*What the exercise asks*
Exactly retype the lines from the top of the data through the line containing "const rank = 7744;", leaving out every picture.

==============================

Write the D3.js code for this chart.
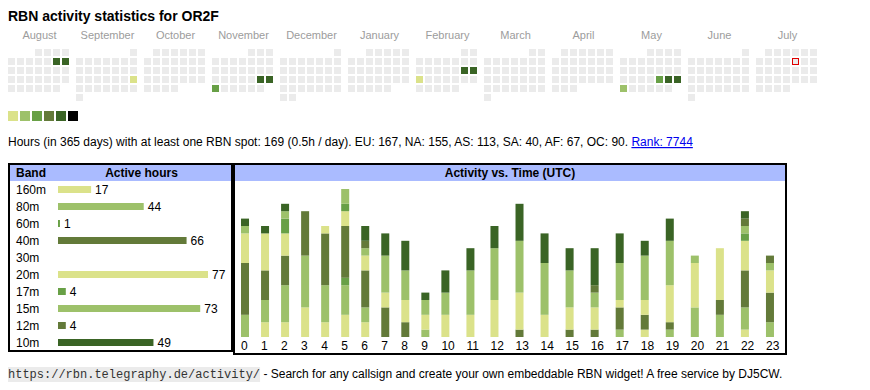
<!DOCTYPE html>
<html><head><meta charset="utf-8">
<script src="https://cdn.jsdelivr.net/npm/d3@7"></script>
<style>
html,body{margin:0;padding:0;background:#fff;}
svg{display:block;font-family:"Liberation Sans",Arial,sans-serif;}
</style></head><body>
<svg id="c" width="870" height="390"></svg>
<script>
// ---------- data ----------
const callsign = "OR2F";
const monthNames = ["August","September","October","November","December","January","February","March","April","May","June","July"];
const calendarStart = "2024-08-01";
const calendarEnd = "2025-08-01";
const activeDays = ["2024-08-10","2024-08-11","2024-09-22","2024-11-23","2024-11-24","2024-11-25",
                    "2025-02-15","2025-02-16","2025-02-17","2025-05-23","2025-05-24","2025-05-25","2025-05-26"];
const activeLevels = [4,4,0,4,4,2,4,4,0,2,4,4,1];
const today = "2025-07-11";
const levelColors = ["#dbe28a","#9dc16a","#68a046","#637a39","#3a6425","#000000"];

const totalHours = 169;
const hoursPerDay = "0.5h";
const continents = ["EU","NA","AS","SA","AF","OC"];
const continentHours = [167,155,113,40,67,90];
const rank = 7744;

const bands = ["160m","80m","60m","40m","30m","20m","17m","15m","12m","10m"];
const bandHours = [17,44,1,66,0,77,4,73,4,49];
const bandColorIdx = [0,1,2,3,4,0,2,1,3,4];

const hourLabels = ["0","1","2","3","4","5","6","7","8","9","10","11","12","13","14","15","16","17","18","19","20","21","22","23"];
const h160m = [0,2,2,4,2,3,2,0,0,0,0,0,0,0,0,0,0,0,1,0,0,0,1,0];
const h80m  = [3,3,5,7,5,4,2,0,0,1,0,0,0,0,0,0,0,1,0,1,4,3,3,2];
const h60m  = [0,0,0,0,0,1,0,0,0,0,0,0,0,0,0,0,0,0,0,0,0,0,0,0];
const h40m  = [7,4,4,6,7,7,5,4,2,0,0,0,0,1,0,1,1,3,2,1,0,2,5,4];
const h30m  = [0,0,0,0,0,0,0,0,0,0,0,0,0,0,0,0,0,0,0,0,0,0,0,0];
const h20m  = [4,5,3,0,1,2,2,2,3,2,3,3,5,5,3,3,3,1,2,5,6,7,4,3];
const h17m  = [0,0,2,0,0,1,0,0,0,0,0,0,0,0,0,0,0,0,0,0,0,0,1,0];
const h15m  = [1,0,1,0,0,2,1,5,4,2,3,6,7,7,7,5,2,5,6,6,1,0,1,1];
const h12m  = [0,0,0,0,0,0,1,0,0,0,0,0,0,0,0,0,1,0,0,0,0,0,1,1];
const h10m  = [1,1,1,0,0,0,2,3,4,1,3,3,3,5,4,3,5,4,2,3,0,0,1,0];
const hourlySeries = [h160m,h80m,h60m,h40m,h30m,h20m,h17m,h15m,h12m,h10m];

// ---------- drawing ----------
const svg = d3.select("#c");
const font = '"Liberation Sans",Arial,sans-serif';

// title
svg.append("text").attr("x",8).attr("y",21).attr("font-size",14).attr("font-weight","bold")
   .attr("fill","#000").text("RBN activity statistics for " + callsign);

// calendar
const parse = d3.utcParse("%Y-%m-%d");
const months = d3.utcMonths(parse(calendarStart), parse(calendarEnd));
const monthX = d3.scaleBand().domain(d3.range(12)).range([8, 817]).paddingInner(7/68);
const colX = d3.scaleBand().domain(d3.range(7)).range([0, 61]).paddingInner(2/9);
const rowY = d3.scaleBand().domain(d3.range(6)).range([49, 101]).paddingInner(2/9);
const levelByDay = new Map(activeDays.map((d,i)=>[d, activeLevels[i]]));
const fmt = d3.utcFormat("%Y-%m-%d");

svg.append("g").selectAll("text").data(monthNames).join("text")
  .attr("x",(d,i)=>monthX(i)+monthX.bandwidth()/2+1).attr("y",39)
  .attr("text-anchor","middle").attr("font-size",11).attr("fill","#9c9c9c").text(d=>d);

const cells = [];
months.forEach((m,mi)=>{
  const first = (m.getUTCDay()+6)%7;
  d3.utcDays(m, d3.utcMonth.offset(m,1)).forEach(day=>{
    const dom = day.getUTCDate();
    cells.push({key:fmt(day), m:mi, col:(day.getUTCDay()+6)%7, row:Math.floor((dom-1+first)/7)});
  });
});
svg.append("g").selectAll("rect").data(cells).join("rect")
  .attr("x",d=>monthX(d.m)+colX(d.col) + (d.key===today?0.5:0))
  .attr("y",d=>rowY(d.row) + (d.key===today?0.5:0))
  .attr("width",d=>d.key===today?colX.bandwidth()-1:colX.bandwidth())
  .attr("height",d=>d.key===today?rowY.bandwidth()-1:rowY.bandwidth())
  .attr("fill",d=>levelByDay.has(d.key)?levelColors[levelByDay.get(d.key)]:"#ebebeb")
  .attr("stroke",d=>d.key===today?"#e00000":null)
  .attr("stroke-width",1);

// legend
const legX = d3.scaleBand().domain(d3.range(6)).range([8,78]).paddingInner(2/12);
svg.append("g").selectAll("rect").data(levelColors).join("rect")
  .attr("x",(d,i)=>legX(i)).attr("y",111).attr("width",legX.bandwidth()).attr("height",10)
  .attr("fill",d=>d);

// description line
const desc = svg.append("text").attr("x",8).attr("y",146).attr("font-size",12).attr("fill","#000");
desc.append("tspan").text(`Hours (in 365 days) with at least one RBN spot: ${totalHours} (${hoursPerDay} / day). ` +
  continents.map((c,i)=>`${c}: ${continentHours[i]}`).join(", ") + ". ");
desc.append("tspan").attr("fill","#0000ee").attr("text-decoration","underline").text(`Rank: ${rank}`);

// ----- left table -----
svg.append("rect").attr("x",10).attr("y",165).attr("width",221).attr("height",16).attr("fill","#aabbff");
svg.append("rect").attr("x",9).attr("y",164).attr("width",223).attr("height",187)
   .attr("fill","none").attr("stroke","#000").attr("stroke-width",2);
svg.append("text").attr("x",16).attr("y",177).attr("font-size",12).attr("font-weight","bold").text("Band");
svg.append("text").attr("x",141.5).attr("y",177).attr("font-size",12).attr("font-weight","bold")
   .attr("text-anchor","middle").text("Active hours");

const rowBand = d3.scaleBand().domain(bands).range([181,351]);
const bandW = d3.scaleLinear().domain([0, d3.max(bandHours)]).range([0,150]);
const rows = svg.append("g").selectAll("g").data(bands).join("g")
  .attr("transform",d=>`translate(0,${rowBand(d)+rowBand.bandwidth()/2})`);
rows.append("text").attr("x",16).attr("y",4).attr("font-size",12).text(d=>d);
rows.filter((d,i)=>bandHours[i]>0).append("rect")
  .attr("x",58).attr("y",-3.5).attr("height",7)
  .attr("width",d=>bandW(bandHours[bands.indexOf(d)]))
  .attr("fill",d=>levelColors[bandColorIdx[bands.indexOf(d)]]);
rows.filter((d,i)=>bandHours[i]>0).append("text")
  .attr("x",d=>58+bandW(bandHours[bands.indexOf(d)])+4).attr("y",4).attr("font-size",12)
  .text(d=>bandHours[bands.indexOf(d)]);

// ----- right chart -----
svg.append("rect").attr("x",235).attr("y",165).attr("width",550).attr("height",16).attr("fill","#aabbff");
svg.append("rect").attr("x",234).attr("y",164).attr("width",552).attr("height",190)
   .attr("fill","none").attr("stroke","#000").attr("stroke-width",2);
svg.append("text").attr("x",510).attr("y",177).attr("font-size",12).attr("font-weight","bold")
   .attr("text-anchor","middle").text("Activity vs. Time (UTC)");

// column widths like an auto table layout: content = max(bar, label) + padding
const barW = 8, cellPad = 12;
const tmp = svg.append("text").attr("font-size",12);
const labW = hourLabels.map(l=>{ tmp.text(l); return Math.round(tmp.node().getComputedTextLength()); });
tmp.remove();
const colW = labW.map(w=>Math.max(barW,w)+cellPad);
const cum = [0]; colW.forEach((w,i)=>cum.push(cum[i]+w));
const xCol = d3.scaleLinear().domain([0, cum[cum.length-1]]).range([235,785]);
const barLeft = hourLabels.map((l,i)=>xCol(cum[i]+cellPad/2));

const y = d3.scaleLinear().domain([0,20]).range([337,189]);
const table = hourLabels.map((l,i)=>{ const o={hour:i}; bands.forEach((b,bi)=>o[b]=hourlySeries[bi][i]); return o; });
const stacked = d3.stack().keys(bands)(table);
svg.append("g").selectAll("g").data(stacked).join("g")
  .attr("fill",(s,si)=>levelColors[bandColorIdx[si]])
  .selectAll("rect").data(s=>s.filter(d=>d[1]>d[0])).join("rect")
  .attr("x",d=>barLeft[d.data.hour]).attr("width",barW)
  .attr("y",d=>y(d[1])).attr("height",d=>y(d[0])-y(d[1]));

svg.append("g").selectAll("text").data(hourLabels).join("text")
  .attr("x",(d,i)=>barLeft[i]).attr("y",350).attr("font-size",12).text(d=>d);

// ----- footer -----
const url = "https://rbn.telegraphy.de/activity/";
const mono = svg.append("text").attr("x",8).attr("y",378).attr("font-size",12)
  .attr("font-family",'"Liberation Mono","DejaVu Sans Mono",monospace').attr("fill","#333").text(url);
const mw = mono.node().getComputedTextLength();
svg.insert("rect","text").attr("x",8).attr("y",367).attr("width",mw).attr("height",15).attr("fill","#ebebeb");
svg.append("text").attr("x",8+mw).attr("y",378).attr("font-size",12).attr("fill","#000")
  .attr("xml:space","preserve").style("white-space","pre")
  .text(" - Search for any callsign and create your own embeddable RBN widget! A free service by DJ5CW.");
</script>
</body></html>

==============================

*Final result*
Write the D3.js code for this chart.
<!DOCTYPE html>
<html><head><meta charset="utf-8">
<script src="https://cdn.jsdelivr.net/npm/d3@7"></script>
<style>
html,body{margin:0;padding:0;background:#fff;}
svg{display:block;font-family:"Liberation Sans",Arial,sans-serif;}
</style></head><body>
<svg id="c" width="870" height="390"></svg>
<script>
// ---------- data ----------
const callsign = "OR2F";
const monthNames = ["August","September","October","November","December","January","February","March","April","May","June","July"];
const calendarStart = "2024-08-01";
const calendarEnd = "2025-08-01";
const activeDays = ["2024-08-10","2024-08-11","2024-09-22","2024-11-23","2024-11-24","2024-11-25",
                    "2025-02-15","2025-02-16","2025-02-17","2025-05-23","2025-05-24","2025-05-25","2025-05-26"];
const activeLevels = [4,4,0,4,4,2,4,4,0,2,4,4,1];
const today = "2025-07-11";
const levelColors = ["#dbe28a","#9dc16a","#68a046","#637a39","#3a6425","#000000"];

const totalHours = 169;
const hoursPerDay = "0.5h";
const continents = ["EU","NA","AS","SA","AF","OC"];
const continentHours = [167,155,113,40,67,90];
const rank = 7744;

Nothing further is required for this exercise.